Visiting with our friend Elizabeth

Our social hour continued the following evening as we visited with Tommy off the boat Harmony, homeported in the village of Alta in the remote lands north of here referred to as Finnmark. It’s so remote, he has to endure a 16 hour trip south from Alta in order to find a boatyard capable of hauling out his sailboat for spring maintenance. He regaled us with stories of mariners from tiny Alta sailing around the world, inspiring him to take his boat south someday. In the meantime, he was a wealth of knowledge and positivity as we exchanged recommendations on where to experience the best cruising in Norway. Every sailor has hopes and dreams of finding out what is across the next horizon, and Tommy was no different from the lot.

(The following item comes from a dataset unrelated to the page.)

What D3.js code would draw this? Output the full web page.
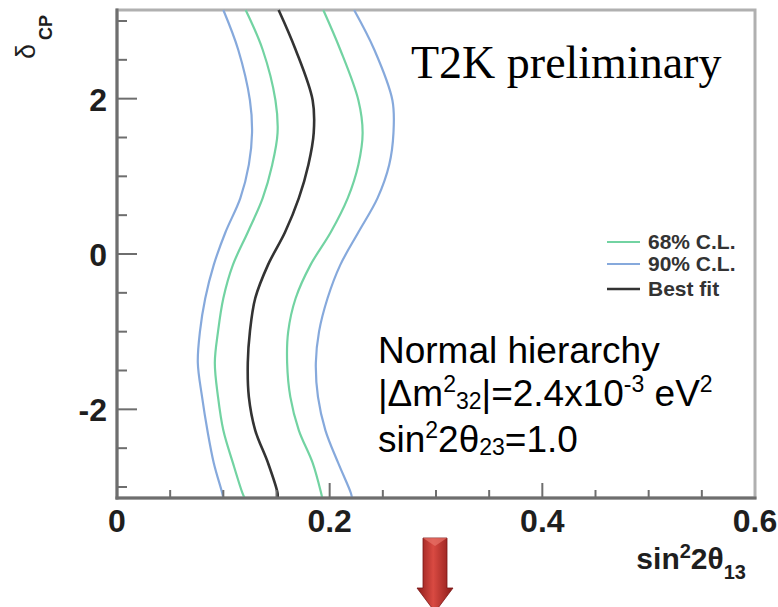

Enriched by the spirit of our new found friends, and a room dark enough to rival a film development studio, we rested up for our departure the next morning for the great blue yonder. Let the adventure begin!


6 Replies to “Rhythm and Blues, Ep. 205”

  1. Spear-fisher-people? 200 KG tuna? This does not compute! I struggled through Meredith weekend traffic to bring home my 8 oz. fresh tuna filet from Hannaford s in under 20 minutes, was about to declare success, then read this! So much for “fresh” tuna .! Your adventures are uplifting and we miss you dearly. Glad you have new friends to keep you and Karen company. Be well!

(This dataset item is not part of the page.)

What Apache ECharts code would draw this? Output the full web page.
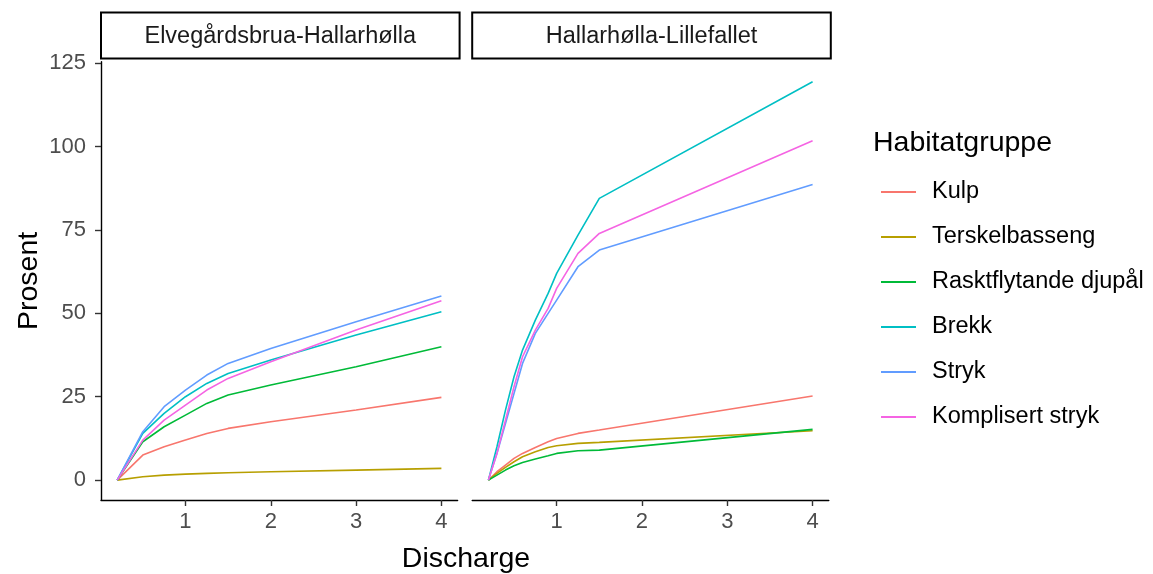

    1. Ha! With some liberty for tall tales of fish size, she told us she was as surprised as anyone that the tuna was that big…in murky water…granted this was a member of the Norwegian spearfishing team so who knows. I’m sure your 8oz filet allowed you to return home with no lose of digits from frostbite! Take care, love you both!

    1. Indeed, very nice to meet you as well! Thank you for all of your kind recommendations. You’ll see your name mentioned several times in our blog post coming out tomorrow! We hope you have some nice sailing in Finnmark this summer. Take care.